-- Begin --
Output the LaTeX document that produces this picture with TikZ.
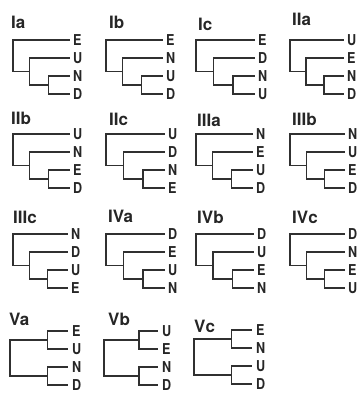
\documentclass[tikz,border=0pt]{standalone}
\usepackage{fontspec}
\setmainfont{TeX Gyre Heros}
\newfontfamily\labfont[FakeStretch=0.84]{TeX Gyre Heros}
\definecolor{ink}{HTML}{303030}
\definecolor{txt}{HTML}{262626}
\tikzset{
  lab/.style={anchor=west,inner sep=0pt,text=txt,font=\labfont\fontsize{15}{16}\selectfont\bfseries},
  ttl/.style={anchor=base west,inner sep=0pt,text=txt,font=\fontsize{17}{18}\selectfont\bfseries},
  br/.style={draw=ink,line width=1.25pt,line cap=rect}
}
% pectinate tree: prefix, root x, top leaf y, width, four labels
\newcommand\pect[8]{%
  \coordinate (#1n1) at (#2, #3+15.75);
  \coordinate (#1n2) at (#2+0.30*#4, #3+31.5);
  \coordinate (#1n3) at (#2+0.64*#4, #3+45);
  \coordinate (#1ta) at (#2+#4, #3);
  \coordinate (#1tb) at (#2+#4, #3+18);
  \coordinate (#1tc) at (#2+#4, #3+36);
  \coordinate (#1td) at (#2+#4, #3+54);
  \node[lab] (#1a) at (#2+#4+4, #3) {#5};
  \node[lab] (#1b) at (#2+#4+4, #3+18) {#6};
  \node[lab] (#1c) at (#2+#4+4, #3+36) {#7};
  \node[lab] (#1d) at (#2+#4+4, #3+54) {#8};
  \draw[br] (#1ta) -| (#1n1) |- (#1n2);
  \draw[br] (#1tb) -| (#1n2) |- (#1n3);
  \draw[br] (#1tc) -| (#1n3) |- (#1td);
}
% balanced tree: prefix, root x, top leaf y, width, four labels
\newcommand\bal[8]{%
  \coordinate (#1r) at (#2, #3+27);
  \coordinate (#1u) at (#2+0.66*#4, #3+9);
  \coordinate (#1l) at (#2+0.66*#4, #3+45);
  \coordinate (#1ta) at (#2+#4, #3);
  \coordinate (#1tb) at (#2+#4, #3+18);
  \coordinate (#1tc) at (#2+#4, #3+36);
  \coordinate (#1td) at (#2+#4, #3+54);
  \node[lab] (#1a) at (#2+#4+5, #3) {#5};
  \node[lab] (#1b) at (#2+#4+5, #3+18) {#6};
  \node[lab] (#1c) at (#2+#4+5, #3+36) {#7};
  \node[lab] (#1d) at (#2+#4+5, #3+54) {#8};
  \draw[br] (#1ta) -| (#1u) |- (#1tb);
  \draw[br] (#1tc) -| (#1l) |- (#1td);
  \draw[br] (#1u) -| (#1r) |- (#1l);
}
\begin{document}
\begin{tikzpicture}[x=1pt,y=-1pt]
\useasboundingbox (0,0) rectangle (362,394);
% row 1
\node[ttl] (tIa)  at (11,28) {Ia};
\node[ttl] (tIb)  at (109,28) {Ib};
\node[ttl] (tIc)  at (198,30) {Ic};
\node[ttl] (tIIa) at (292,25) {IIa};
\pect{Ia}{13}{40}{56}{E}{U}{N}{D}
\pect{Ib}{106}{40}{56}{E}{N}{U}{D}
\pect{Ic}{196}{40}{58}{E}{D}{N}{U}
\pect{IIa}{290}{40}{53}{U}{E}{N}{D}
% row 2
\node[ttl] (tIIb)  at (11,124) {IIb};
\node[ttl] (tIIc)  at (109,125) {IIc};
\node[ttl] (tIIIa) at (197,126) {IIIa};
\node[ttl] (tIIIb) at (292,125) {IIIb};
\pect{IIb}{13}{134}{56}{U}{N}{E}{D}
\pect{IIc}{106}{134}{58}{U}{D}{N}{E}
\pect{IIIa}{196}{134}{56}{N}{E}{U}{D}
\pect{IIIb}{290}{134}{54}{N}{U}{E}{D}
% row 3
\node[ttl] (tIIIc) at (13,223) {IIIc};
\node[ttl] (tIVa)  at (108,222) {IVa};
\node[ttl] (tIVb)  at (197,223) {IVb};
\node[ttl] (tIVc)  at (292,223) {IVc};
\pect{IIIc}{13}{234}{54}{N}{D}{U}{E}
\pect{IVa}{106}{234}{58}{D}{E}{U}{N}
\pect{IVb}{196}{234}{57}{D}{U}{E}{N}
\pect{IVc}{290}{234}{54}{D}{N}{E}{U}
% row 4
\node[ttl] (tVa) at (9,325) {Va};
\node[ttl] (tVb) at (108,325) {Vb};
\node[ttl] (tVc) at (194,332) {Vc};
\bal{Va}{10}{331}{57}{E}{U}{N}{D}
\bal{Vb}{104}{331}{53}{U}{E}{N}{D}
\bal{Vc}{194}{330}{57}{E}{N}{U}{D}
\end{tikzpicture}
\end{document}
-- End --
PROBLEM REQUIREMENTS: Extract the full listing above verbatim; pictures are to be left out of the copy.

ANSWER FOR THIS EXERCISE:
Output the LaTeX document that produces this picture with TikZ.
\documentclass[tikz,border=0pt]{standalone}
\usepackage{fontspec}
\setmainfont{TeX Gyre Heros}
\newfontfamily\labfont[FakeStretch=0.84]{TeX Gyre Heros}
\definecolor{ink}{HTML}{303030}
\definecolor{txt}{HTML}{262626}
\tikzset{
  lab/.style={anchor=west,inner sep=0pt,text=txt,font=\labfont\fontsize{15}{16}\selectfont\bfseries},
  ttl/.style={anchor=base west,inner sep=0pt,text=txt,font=\fontsize{17}{18}\selectfont\bfseries},
  br/.style={draw=ink,line width=1.25pt,line cap=rect}
}
% pectinate tree: prefix, root x, top leaf y, width, four labels
\newcommand\pect[8]{%
  \coordinate (#1n1) at (#2, #3+15.75);
  \coordinate (#1n2) at (#2+0.30*#4, #3+31.5);
  \coordinate (#1n3) at (#2+0.64*#4, #3+45);
  \coordinate (#1ta) at (#2+#4, #3);
  \coordinate (#1tb) at (#2+#4, #3+18);
  \coordinate (#1tc) at (#2+#4, #3+36);
  \coordinate (#1td) at (#2+#4, #3+54);
  \node[lab] (#1a) at (#2+#4+4, #3) {#5};
  \node[lab] (#1b) at (#2+#4+4, #3+18) {#6};
  \node[lab] (#1c) at (#2+#4+4, #3+36) {#7};
  \node[lab] (#1d) at (#2+#4+4, #3+54) {#8};
  \draw[br] (#1ta) -| (#1n1) |- (#1n2);
  \draw[br] (#1tb) -| (#1n2) |- (#1n3);
  \draw[br] (#1tc) -| (#1n3) |- (#1td);
}
% balanced tree: prefix, root x, top leaf y, width, four labels
\newcommand\bal[8]{%
  \coordinate (#1r) at (#2, #3+27);
  \coordinate (#1u) at (#2+0.66*#4, #3+9);
  \coordinate (#1l) at (#2+0.66*#4, #3+45);
  \coordinate (#1ta) at (#2+#4, #3);
  \coordinate (#1tb) at (#2+#4, #3+18);
  \coordinate (#1tc) at (#2+#4, #3+36);
  \coordinate (#1td) at (#2+#4, #3+54);
  \node[lab] (#1a) at (#2+#4+5, #3) {#5};
  \node[lab] (#1b) at (#2+#4+5, #3+18) {#6};
  \node[lab] (#1c) at (#2+#4+5, #3+36) {#7};
  \node[lab] (#1d) at (#2+#4+5, #3+54) {#8};
  \draw[br] (#1ta) -| (#1u) |- (#1tb);
  \draw[br] (#1tc) -| (#1l) |- (#1td);
  \draw[br] (#1u) -| (#1r) |- (#1l);
}
\begin{document}
\begin{tikzpicture}[x=1pt,y=-1pt]
\useasboundingbox (0,0) rectangle (362,394);
% row 1
\node[ttl] (tIa)  at (11,28) {Ia};
\node[ttl] (tIb)  at (109,28) {Ib};
\node[ttl] (tIc)  at (198,30) {Ic};
\node[ttl] (tIIa) at (292,25) {IIa};
\pect{Ia}{13}{40}{56}{E}{U}{N}{D}
\pect{Ib}{106}{40}{56}{E}{N}{U}{D}
\pect{Ic}{196}{40}{58}{E}{D}{N}{U}
\pect{IIa}{290}{40}{53}{U}{E}{N}{D}
% row 2
\node[ttl] (tIIb)  at (11,124) {IIb};
\node[ttl] (tIIc)  at (109,125) {IIc};
\node[ttl] (tIIIa) at (197,126) {IIIa};
\node[ttl] (tIIIb) at (292,125) {IIIb};
\pect{IIb}{13}{134}{56}{U}{N}{E}{D}
\pect{IIc}{106}{134}{58}{U}{D}{N}{E}
\pect{IIIa}{196}{134}{56}{N}{E}{U}{D}
\pect{IIIb}{290}{134}{54}{N}{U}{E}{D}
% row 3
\node[ttl] (tIIIc) at (13,223) {IIIc};
\node[ttl] (tIVa)  at (108,222) {IVa};
\node[ttl] (tIVb)  at (197,223) {IVb};
\node[ttl] (tIVc)  at (292,223) {IVc};
\pect{IIIc}{13}{234}{54}{N}{D}{U}{E}
\pect{IVa}{106}{234}{58}{D}{E}{U}{N}
\pect{IVb}{196}{234}{57}{D}{U}{E}{N}
\pect{IVc}{290}{234}{54}{D}{N}{E}{U}
% row 4
\node[ttl] (tVa) at (9,325) {Va};
\node[ttl] (tVb) at (108,325) {Vb};
\node[ttl] (tVc) at (194,332) {Vc};
\bal{Va}{10}{331}{57}{E}{U}{N}{D}
\bal{Vb}{104}{331}{53}{U}{E}{N}{D}
\bal{Vc}{194}{330}{57}{E}{N}{U}{D}
\end{tikzpicture}
\end{document}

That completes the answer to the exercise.